- **Description of the task**: Each line of the listing must be transcribed exactly, except for the images, which should be excluded.

- **Material provided**:

=====

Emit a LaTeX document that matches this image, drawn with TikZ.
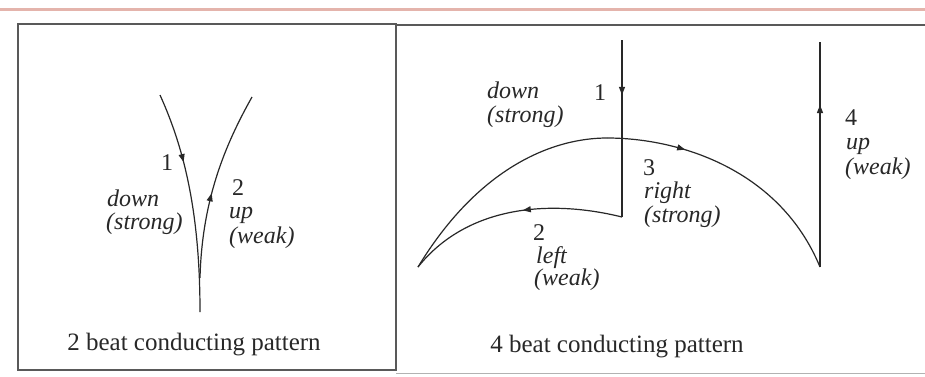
\documentclass[tikz,border=0pt]{standalone}
\usepackage{fontspec}
\setmainfont{Liberation Serif}
\usetikzlibrary{arrows.meta,decorations.markings}
\definecolor{pinkline}{RGB}{228,180,172}
\definecolor{ink}{RGB}{40,40,40}
\begin{document}
\begin{tikzpicture}[x=1pt,y=-1pt,
  stroke/.style={line width=1.2pt, draw=ink},
  frame/.style={line width=1.3pt, draw=black!65},
  midtip/.style={postaction={decorate,decoration={markings,mark=at position #1 with {\arrow{Triangle[length=8pt,width=6pt]}}}}},
  lbl/.style={font=\fontsize{24}{27}\selectfont\itshape, anchor=base west, inner sep=0pt, text=ink},
  num/.style={font=\fontsize{24}{27}\selectfont, anchor=base west, inner sep=0pt, text=ink},
  captext/.style={font=\fontsize{25}{28}\selectfont, anchor=base, inner sep=0pt, text=ink}]
\fill[white] (0,0) rectangle (925,376);
\useasboundingbox (0,0) rectangle (925,376);
% top pink rule
\draw[line width=3pt, pinkline] (0,9) -- (925,9);
% frames
\draw[frame] (18,24) rectangle (396,370);
\draw[frame] (396,25) -- (925,25);
\draw[line width=1pt, draw=black!30] (396,373) -- (925,373);

% ---- 2 beat pattern ----
\coordinate (L1s) at (160,95);
\coordinate (Lb) at (200,312);
\coordinate (Lj) at (200,278);
\coordinate (L2s) at (252,97);
\draw[stroke, midtip=0.32] (L1s) .. controls (185,150) and (200,215) .. (Lb);
\draw[stroke, midtip=0.45] (Lj) .. controls (202,200) and (225,145) .. (L2s);

\node[num] (n1) at (161,170) {1};
\node[lbl] (d1) at (107,206) {down};
\node[lbl] (s1) at (106,229) {(strong)};
\node[num] (n2) at (232,195) {2};
\node[lbl] (u2) at (229,218) {up};
\node[lbl] (w2) at (229,243) {(weak)};
\node[captext] (c1) at (194,350) {2 beat conducting pattern};

% ---- 4 beat pattern ----
\coordinate (A) at (622,40);
\coordinate (B) at (622,217);
\coordinate (C) at (418,267);
\coordinate (T) at (607,138);
\coordinate (D) at (820,267);
\coordinate (E) at (820,42);
\draw[stroke, midtip=0.31] (A) -- (B);
\draw[stroke, midtip=0.45] (B) .. controls (545,198) and (465,208) .. (C);
\draw[stroke] (C) .. controls (480,165) and (555,138) .. (T);
\draw[stroke, midtip=0.3] (T) .. controls (680,138) and (780,170) .. (D);
\draw[stroke, midtip=0.72] (D) -- (E);

\node[lbl] (d4) at (487,98) {down};
\node[lbl] (s4) at (487,122) {(strong)};
\node[num] (m1) at (594,100) {1};
\node[num] (m3) at (643,175) {3};
\node[lbl] (r3) at (644,198) {right};
\node[lbl] (s3) at (644,222) {(strong)};
\node[num] (m2) at (533,240) {2};
\node[lbl] (l2) at (536,263) {left};
\node[lbl] (w4a) at (534,285) {(weak)};
\node[num] (m4) at (845,125) {4};
\node[lbl] (u4) at (846,149) {up};
\node[lbl] (w4) at (845,174) {(weak)};
\node[captext] (c2) at (617,352) {4 beat conducting pattern};
\end{tikzpicture}
\end{document}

=====

- **Written response**:
Emit a LaTeX document that matches this image, drawn with TikZ.
\documentclass[tikz,border=0pt]{standalone}
\usepackage{fontspec}
\setmainfont{Liberation Serif}
\usetikzlibrary{arrows.meta,decorations.markings}
\definecolor{pinkline}{RGB}{228,180,172}
\definecolor{ink}{RGB}{40,40,40}
\begin{document}
\begin{tikzpicture}[x=1pt,y=-1pt,
  stroke/.style={line width=1.2pt, draw=ink},
  frame/.style={line width=1.3pt, draw=black!65},
  midtip/.style={postaction={decorate,decoration={markings,mark=at position #1 with {\arrow{Triangle[length=8pt,width=6pt]}}}}},
  lbl/.style={font=\fontsize{24}{27}\selectfont\itshape, anchor=base west, inner sep=0pt, text=ink},
  num/.style={font=\fontsize{24}{27}\selectfont, anchor=base west, inner sep=0pt, text=ink},
  captext/.style={font=\fontsize{25}{28}\selectfont, anchor=base, inner sep=0pt, text=ink}]
\fill[white] (0,0) rectangle (925,376);
\useasboundingbox (0,0) rectangle (925,376);
% top pink rule
\draw[line width=3pt, pinkline] (0,9) -- (925,9);
% frames
\draw[frame] (18,24) rectangle (396,370);
\draw[frame] (396,25) -- (925,25);
\draw[line width=1pt, draw=black!30] (396,373) -- (925,373);

% ---- 2 beat pattern ----
\coordinate (L1s) at (160,95);
\coordinate (Lb) at (200,312);
\coordinate (Lj) at (200,278);
\coordinate (L2s) at (252,97);
\draw[stroke, midtip=0.32] (L1s) .. controls (185,150) and (200,215) .. (Lb);
\draw[stroke, midtip=0.45] (Lj) .. controls (202,200) and (225,145) .. (L2s);

\node[num] (n1) at (161,170) {1};
\node[lbl] (d1) at (107,206) {down};
\node[lbl] (s1) at (106,229) {(strong)};
\node[num] (n2) at (232,195) {2};
\node[lbl] (u2) at (229,218) {up};
\node[lbl] (w2) at (229,243) {(weak)};
\node[captext] (c1) at (194,350) {2 beat conducting pattern};

% ---- 4 beat pattern ----
\coordinate (A) at (622,40);
\coordinate (B) at (622,217);
\coordinate (C) at (418,267);
\coordinate (T) at (607,138);
\coordinate (D) at (820,267);
\coordinate (E) at (820,42);
\draw[stroke, midtip=0.31] (A) -- (B);
\draw[stroke, midtip=0.45] (B) .. controls (545,198) and (465,208) .. (C);
\draw[stroke] (C) .. controls (480,165) and (555,138) .. (T);
\draw[stroke, midtip=0.3] (T) .. controls (680,138) and (780,170) .. (D);
\draw[stroke, midtip=0.72] (D) -- (E);

\node[lbl] (d4) at (487,98) {down};
\node[lbl] (s4) at (487,122) {(strong)};
\node[num] (m1) at (594,100) {1};
\node[num] (m3) at (643,175) {3};
\node[lbl] (r3) at (644,198) {right};
\node[lbl] (s3) at (644,222) {(strong)};
\node[num] (m2) at (533,240) {2};
\node[lbl] (l2) at (536,263) {left};
\node[lbl] (w4a) at (534,285) {(weak)};
\node[num] (m4) at (845,125) {4};
\node[lbl] (u4) at (846,149) {up};
\node[lbl] (w4) at (845,174) {(weak)};
\node[captext] (c2) at (617,352) {4 beat conducting pattern};
\end{tikzpicture}
\end{document}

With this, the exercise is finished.